An Introduction to Catholic Social Teaching

By Rodger Charles, S.J

Publisher: Ignatius

Pages: 111

Price: $9.95

Review Author: Thomas Storck

Thomas Storck is a Contributing Editor of the NOR and author, most recently, of Christendom and the West: Essays on Culture, Society and History.

Catholic social teaching is something Catholic writers have often called “the Church’s best kept secret.” And although the Church’s social doctrine is an integral part of her patrimony, it has elicited little interest, even from Catholics. But in a world in which economic controversies make the front page of newspapers nearly every day, Catholics ought to be interested in what their Church says about economic justice.

Catholics need to learn what the Church actually teaches, for there are those who will spin Church teaching for their own ends — I’m thinking of the abridged and distorted version of the 1991 encyclical Centesimus Annus put out by a neoconservative, which both omitted and obscured passages apparently considered too critical of capitalism. Several months ago a secular magazine reported that George W. Bush was studying Catholic social teaching at the feet of this neoconservative (in order to learn how to attract Catholic voters).

One wonders whether Bush’s tutor was giving him the real thing. For those who want to know what the Church really teaches, a reliable source is essential. Many books on Catholic social teaching approach the subject chronologically, summarizing each papal encyclical in the context of its times. Another approach, the thematic approach, is what Fr. Charles provides here. In each section he introduces the problems, discusses Catholic teaching, and then includes excerpts from Catholic teaching — usually papal documents — illustrating the subject of that section. Unfortunately, in giving his excerpts, he does not quote them word for word but gives paraphrases.

Fortunately, however, Fr. Charles does boldly confront the foundations of modern liberal capitalist society. For example: “Human society…needs a principle of unity that goes beyond simple self-interest.” His statements on private property are excellent. For example: “God gave the world to all men in common, so that they might use its gifts for their benefit, and this universal destination of created goods gives us a proper perspective on private ownership: it is a good insofar as it helps mankind to realise the universal purpose for which the goods of the world were created.” He is also clear on the right of the state to own certain forms of property that “carry with them a dominating power so great that they cannot without danger be entrusted to private individuals,” on the right of the state to make rules and set limits for the use of private property, and on the state’s right to expropriate private property with compensation to the owners, all of which have been explicitly upheld by 20th-century popes.

Likewise, Fr. Charles offers a fine discussion of the origins of capitalism. He locates it squarely in the progressive de-Christianization of European society at the end of the Middle Ages, and does not hesitate to lay blame for the evils caused by socialism and Communism on those whose prior evils were the cause of their inception: capitalists and capitalism.
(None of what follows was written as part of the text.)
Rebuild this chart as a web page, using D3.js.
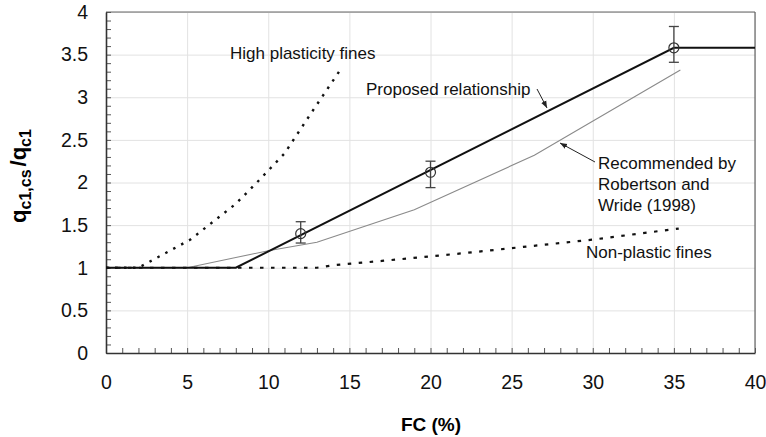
<!DOCTYPE html>
<html>
<head>
<meta charset="utf-8">
<script src="https://cdn.jsdelivr.net/npm/d3@7"></script>
<style>
  body { margin: 0; background: #fff; }
  svg { font-family: "Liberation Sans", Arial, sans-serif; }
</style>
</head>
<body>
<div id="chart"></div>
<script>
// data
const xTicks = [0, 5, 10, 15, 20, 25, 30, 35, 40];
const yTicks = [0, 0.5, 1, 1.5, 2, 2.5, 3, 3.5, 4];

const proposedFC = [0, 8, 35, 40];
const proposedQ  = [1, 1, 3.58, 3.58];

const robertsonFC = [0, 5, 8, 10, 13, 19, 26.4, 35.4];
const robertsonQ  = [1, 1, 1.12, 1.2, 1.3, 1.68, 2.32, 3.32];

const nonPlasticFC = [0, 13, 14, 17, 22, 27, 30, 35.3];
const nonPlasticQ  = [1, 1, 1.03, 1.08, 1.17, 1.27, 1.33, 1.46];

const highPlasticFC = [0, 2, 5.2, 8, 9.3, 11, 12.7, 14.4];
const highPlasticQ  = [1, 1, 1.33, 1.75, 2.0, 2.34, 2.83, 3.31];

const pointFC  = [12, 20, 35];
const pointQ   = [1.4, 2.12, 3.58];
const pointLow = [1.29, 1.94, 3.41];
const pointHigh = [1.54, 2.25, 3.83];

const width = 766, height = 437;
const margin = { top: 12, right: 11, bottom: 84, left: 106 };
const innerW = width - margin.left - margin.right;
const innerH = height - margin.top - margin.bottom;

const svg = d3.select('#chart').append('svg')
  .attr('width', width)
  .attr('height', height);

svg.append('defs').append('marker')
  .attr('id', 'arrow')
  .attr('viewBox', '0 0 10 10')
  .attr('refX', 10).attr('refY', 5)
  .attr('markerWidth', 7).attr('markerHeight', 7)
  .attr('orient', 'auto')
  .append('path')
  .attr('d', 'M0,1 L10,5 L0,9 Z')
  .attr('fill', '#222');

const g = svg.append('g').attr('transform', `translate(${margin.left},${margin.top})`);

const x = d3.scaleLinear().domain([0, 40]).range([0, innerW]);
const y = d3.scaleLinear().domain([0, 4]).range([innerH, 0]);

// gridlines
g.append('g')
  .attr('transform', `translate(0,${innerH})`)
  .call(d3.axisBottom(x).tickValues(xTicks).tickSize(-innerH).tickFormat(''))
  .call(a => a.select('.domain').remove())
  .call(a => a.selectAll('line').attr('stroke', '#e2e2e2'));
g.append('g')
  .call(d3.axisLeft(y).tickValues(yTicks).tickSize(-innerW).tickFormat(''))
  .call(a => a.select('.domain').remove())
  .call(a => a.selectAll('line').attr('stroke', '#e2e2e2'));

// top and right frame
g.append('line').attr('x1', 0).attr('x2', innerW).attr('y1', 0).attr('y2', 0)
  .attr('stroke', '#666').attr('stroke-width', 1.2);
g.append('line').attr('x1', innerW).attr('x2', innerW).attr('y1', 0).attr('y2', innerH)
  .attr('stroke', '#666').attr('stroke-width', 1.2);

// minor ticks, pointing inward
g.append('g')
  .attr('transform', `translate(0,${innerH})`)
  .call(d3.axisBottom(x).tickValues(d3.range(0, 41, 1)).tickSize(-5).tickFormat(''))
  .call(a => a.select('.domain').remove())
  .call(a => a.selectAll('line').attr('stroke', '#555'));
g.append('g')
  .call(d3.axisLeft(y).tickValues(d3.range(0, 41).map(d => d / 10)).tickSize(-5).tickFormat(''))
  .call(a => a.select('.domain').remove())
  .call(a => a.selectAll('line').attr('stroke', '#555'));

// main axes with labels
g.append('g')
  .attr('transform', `translate(0,${innerH})`)
  .call(d3.axisBottom(x).tickValues(xTicks).tickSize(0).tickPadding(22).tickFormat(d3.format('d')))
  .call(a => a.select('.domain').attr('stroke', '#333').attr('stroke-width', 1.6))
  .call(a => a.selectAll('text').attr('font-size', 19.5).attr('fill', '#111')
    .attr('font-family', '"Liberation Sans", Arial, sans-serif'));
g.append('g')
  .call(d3.axisLeft(y).tickValues(yTicks).tickSize(0).tickPadding(18).tickFormat(d => d))
  .call(a => a.select('.domain').attr('stroke', '#333').attr('stroke-width', 1.6))
  .call(a => a.selectAll('text').attr('font-size', 19.5).attr('fill', '#111')
    .attr('font-family', '"Liberation Sans", Arial, sans-serif'));

const line = d3.line().x(d => x(d[0])).y(d => y(d[1]));
const zip = (a, b) => a.map((v, i) => [v, b[i]]);

// Robertson and Wride (1998)
g.append('path').datum(zip(robertsonFC, robertsonQ))
  .attr('d', line).attr('fill', 'none').attr('stroke', '#8a8a8a').attr('stroke-width', 1.1);

// non-plastic fines
g.append('path').datum(zip(nonPlasticFC, nonPlasticQ))
  .attr('d', line).attr('fill', 'none').attr('stroke', '#111').attr('stroke-width', 2.2)
  .attr('stroke-dasharray', '3.5,7.5');

// high plasticity fines
g.append('path').datum(zip(highPlasticFC, highPlasticQ))
  .attr('d', line).attr('fill', 'none').attr('stroke', '#111').attr('stroke-width', 2.4)
  .attr('stroke-dasharray', '2.5,6.5');

// proposed relationship
g.append('path').datum(zip(proposedFC, proposedQ))
  .attr('d', line).attr('fill', 'none').attr('stroke', '#111').attr('stroke-width', 2);

// data points with error bars
const pts = pointFC.map((v, i) => ({ fc: v, q: pointQ[i], lo: pointLow[i], hi: pointHigh[i] }));
const pg = g.append('g').selectAll('g').data(pts).join('g');
pg.append('line')
  .attr('x1', d => x(d.fc)).attr('x2', d => x(d.fc))
  .attr('y1', d => y(d.lo)).attr('y2', d => y(d.hi))
  .attr('stroke', '#444').attr('stroke-width', 1.3);
[d => d.lo, d => d.hi].forEach(f => {
  pg.append('line')
    .attr('x1', d => x(d.fc) - 5).attr('x2', d => x(d.fc) + 5)
    .attr('y1', d => y(f(d))).attr('y2', d => y(f(d)))
    .attr('stroke', '#444').attr('stroke-width', 1.3);
});
pg.append('circle')
  .attr('cx', d => x(d.fc)).attr('cy', d => y(d.q)).attr('r', 5)
  .attr('fill', 'none').attr('stroke', '#333').attr('stroke-width', 1.2);

// annotations
const ann = svg.append('g').attr('font-size', 17).attr('fill', '#111');
ann.append('text').attr('x', 230).attr('y', 59).text('High plasticity fines');
ann.append('text').attr('x', 366).attr('y', 95).text('Proposed relationship');
ann.append('text').attr('x', 598).attr('y', 169).text('Recommended by');
ann.append('text').attr('x', 598).attr('y', 190).text('Robertson and');
ann.append('text').attr('x', 598).attr('y', 211).text('Wride (1998)');
ann.append('text').attr('x', 586).attr('y', 258).text('Non-plastic fines');

svg.append('line').attr('x1', 537).attr('y1', 89).attr('x2', 547).attr('y2', 108)
  .attr('stroke', '#222').attr('stroke-width', 1).attr('marker-end', 'url(#arrow)');
svg.append('line').attr('x1', 595).attr('y1', 162).attr('x2', 560).attr('y2', 143)
  .attr('stroke', '#222').attr('stroke-width', 1).attr('marker-end', 'url(#arrow)');

// axis titles
svg.append('text')
  .attr('x', 431).attr('y', 431)
  .attr('text-anchor', 'middle')
  .attr('font-size', 19).attr('font-weight', 'bold')
  .text('FC (%)');

const yt = svg.append('text')
  .attr('transform', 'translate(26,176) rotate(-90)')
  .attr('text-anchor', 'middle')
  .attr('font-size', 22).attr('font-weight', 'bold');
yt.append('tspan').text('q');
yt.append('tspan').attr('font-size', 16).attr('dy', 5).text('c1,cs');
yt.append('tspan').attr('dy', -5).attr('dx', 3).text('/q');
yt.append('tspan').attr('font-size', 16).attr('dy', 5).text('c1');
</script>
</body>
</html>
And though he rightly points out that the excesses of capitalism today have been curbed by legislation and labor unions, he is not afraid to note that the spirit of capitalism is the same as it always was and that “whenever it is given the freedom to do as it wishes without let or hindrance” it reverts to its old ways.

Although this book is a valuable introduction to its subject, there are two additional objections that must be raised. The first is the omission of any mention of Occupational Groups, which Pius XI and Pius XII considered a key to solving the entire socio-economic problem. Such groups are designed to promote economic self-governance by all involved in a particular line of work, be they workers, managers, or owners. John Paul II has elaborated on this theme.

My second objection occurs when Fr. Charles, paraphrasing Centesimus Annus, asks whether capitalism is the “only alternative” today. His answer omits the crucial passage from Centesimus, namely, “it is unacceptable to say that the defeat of so-called ‘Real Socialism’ leaves capitalism as the only model of economic organization.” To omit this passage is to give the impression that Centesimus teaches that some form of capitalism is all that we can hope for today. But this passage shows that Catholics are free to work for alternative forms of economic organization.

Nonetheless, I do recommend this book. And although there is no substitute for reading the social encyclicals themselves in their entirety, Fr. Charles’s book can be a helpful vademecum in learning about this important part of Catholic doctrine.